Guru Besar IPB University: Puluhan Juta Orang Indonesia Tercatat Masih Mengalami Kelaparan Kronis
Hal ini berdasarkan laporan Global Hunger Organization (GHO) 2019 untuk Global Hunger Index (GHI).
Penulis: Naufal Fauzy | Editor: Vivi Febrianti
Laporan Wartawan TribunnewsBogor.com, Naufal Fauzy
TRIBUNNEWSBOGOR.COM, DRAMAGA - Guru Besar IPB University dari Departemen Gizi Masyarakat FEMA IPB Prof Dr Muhammad Rizal Martua Damanik mengatakan bahwa negara-negara anggota ASEAN masih relatif kelaparan.
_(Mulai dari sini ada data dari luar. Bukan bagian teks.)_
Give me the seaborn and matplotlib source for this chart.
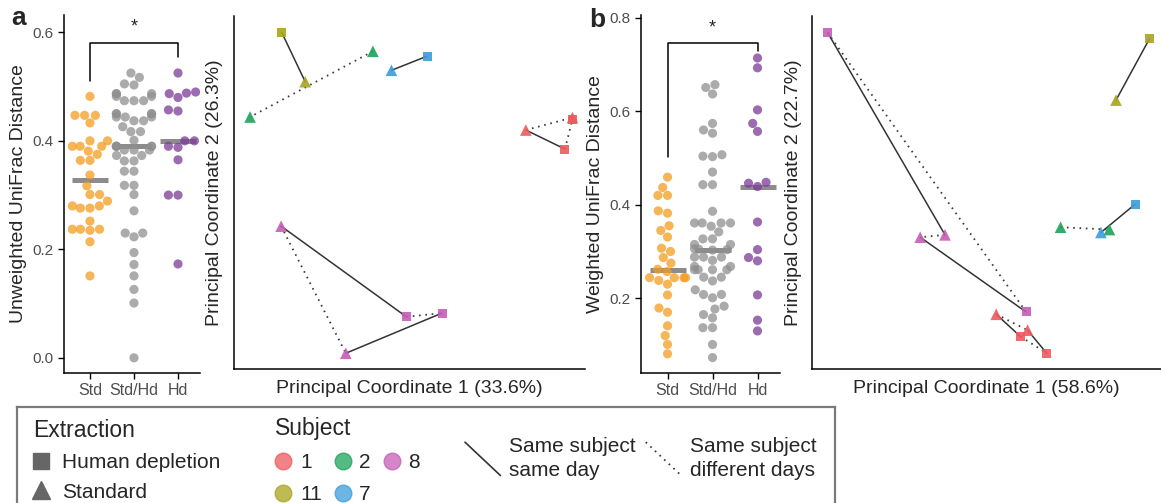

Hal ini berdasarkan laporan Global Hunger Organization (GHO) 2019 untuk Global Hunger Index (GHI).
Pada tahun 2018, Indonesia menempati urutan ke-73 dari 119 negara yang disurvei yang mana menurut Asian Development Bank (ADB) dan International Food Policy Research Institute (IFPRI), 22 juta orang di Indonesia menderita kelaparan kronis antara tahun 2016 dan 2018.
"Namun pada tahun 2019, GHI Indonesia berhasil memperoleh skor yang lebih baik, meski hanya sedikit. Dari 117 negara yang disurvei, Indonesia berhasil menempati urutan ke-70 yang masih kalah dari Thailand (46), Malaysia (57), Vietnam (62) dan Myanmar (69)," kata Prof Dr Muhammad Rizal Martua Damanik dalam keterangannya, Kamis (22/10/2020).
Dia melanjutkan, dalam studi terpisah yang diterbitkan oleh Economist Intelligence Unit, Indonesia menempati peringkat ke-65 dari 113 negara di Indeks Ketahanan Pangan Global (GFSI).
Peringkat tersebut berada di bawah negara-negara ASEAN lainnya seperti Singapura yang menempati urutan pertama dalam indeks, Malaysia di peringkat ke-40, Thailand (54) dan Vietnam (62).
Prof Rizal mengatakan, lapar dan ketahanan pangan merupakan dua hal yang saling terkait. Orang mengalami lapar karena tidak tersedianya pangan untuk dimakan.
Lapar yang berkelanjutan akan menyebabkan orang mengalami kurang gizi, energi dan berbagai komponen gizi mikro yang dibutuhkan untuk pertumbuhan dan perkembangan.
Pandemi COVID-19 juga telah berdampak pada perubahan tatanan kehidupan sosial serta menurunnya kinerja ekonomi yang berdampak pada hilangnya pekerjaan dan hilangnya pendapatan masyarakat.
"Kehilangan pendapatan akan menyebabkan daya beli keluarga akan pangan rendah, kemudian menyebabkan lapar sehingga dapat mengakibatkan kurang gizi. Saat ini lebih dari dua juta anak Indonesia menderita wasting yang parah atau berat badan yang rendah untuk tinggi badan," katanya.
Yakni suatu jenis kurang gizi akut yang ditandai dengan hilangnya lemak tubuh dan jaringan otot secara masif yang menyebabkan mereka terlihat tua dan sangat kurus, memiliki kekebalan yang lemah, rentan terhadap keterlambatan perkembangan jangka panjang dan menghadapi peningkatan resiko kematian, terutama bila wasting parah.
Dalam jangka panjang, kekurangan asupan gizi akan meningkatkan risiko penyakit jantung, hipertensi, diabetes, obesitas dan penyakit degeneratif lainnya.
"Berbagai upaya masih harus terus dilakukan untuk mengakhiri kelaparan pada tahun 2030 dan sepenuhnya memberantas kelaparan pada tahun 2045, saat Indonesia memasuki periode emasnya. Investasi dalam penelitian dan pengembangan sektor pertanian, perluasan irigasi dan efisiensi penggunaan air serta peningkatan infrastruktur pedesaan merupakan upaya-upaya yang perlu mendapat perhatian serius," pungkas Prof. Rizal.